Dear readers, children, parents, grandparents, lovers of old movies young and not-so young:
Maybe you've hit the same wall I hit a few years ago, when I realized everything my daughters watched on TV and in movie theaters came from the same handful of major corporations. Maybe you're getting a little sick at how much selling is jammed between the cracks of your children's daily entertainment. Maybe you're worried about sex, violence, coarseness, crudity. Or maybe you just want to watch something different with your kids and not have to worry about it.
Sounds familiar. I've been an old movie freak from high school on--I somehow managed to turn it into a paying career--but when Eliza and Natalie came along, classic movies suddenly became something more: a grand, funny, sad, epic, safe, smart alternative to the processed cheese the media feeds them on a regular basis.
(author photo credit: Lori Yarvis)
I started them young and it worked: The girls like their modern movies, just as their friends do, but they love a lot of classics and, even better, feel comfortable skipping along the decades if the stars are interesting and the stories are good. Which they most often are.
I decided to write The Best Old Movies for Families because I wanted to share what I'd learned. Not just which old movies work, but why they work--what they say to children (and to parents) and how the lessons planted in them might flower down the line. Above all, I wanted to share the fun, because these movies are fun, especially when watched with the whole clan.

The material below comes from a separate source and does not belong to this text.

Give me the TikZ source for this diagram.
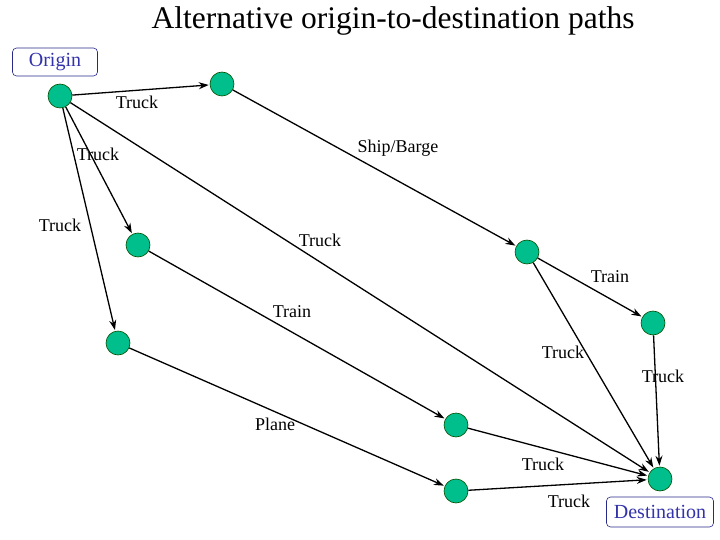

I'm sure I missed some of your favorite movies in the book. That's why we have a Readers' Forum, so you can recommend additional films and discuss what plays well (or not) at your house. I'll also be answering reader questions from time to time and spotlighting movies and genres not covered in the book. I hope to hear from many of you, and not just parents. When a kid gets hooked on an old movie, there's an entire world behind that door, and the journey's just beginning.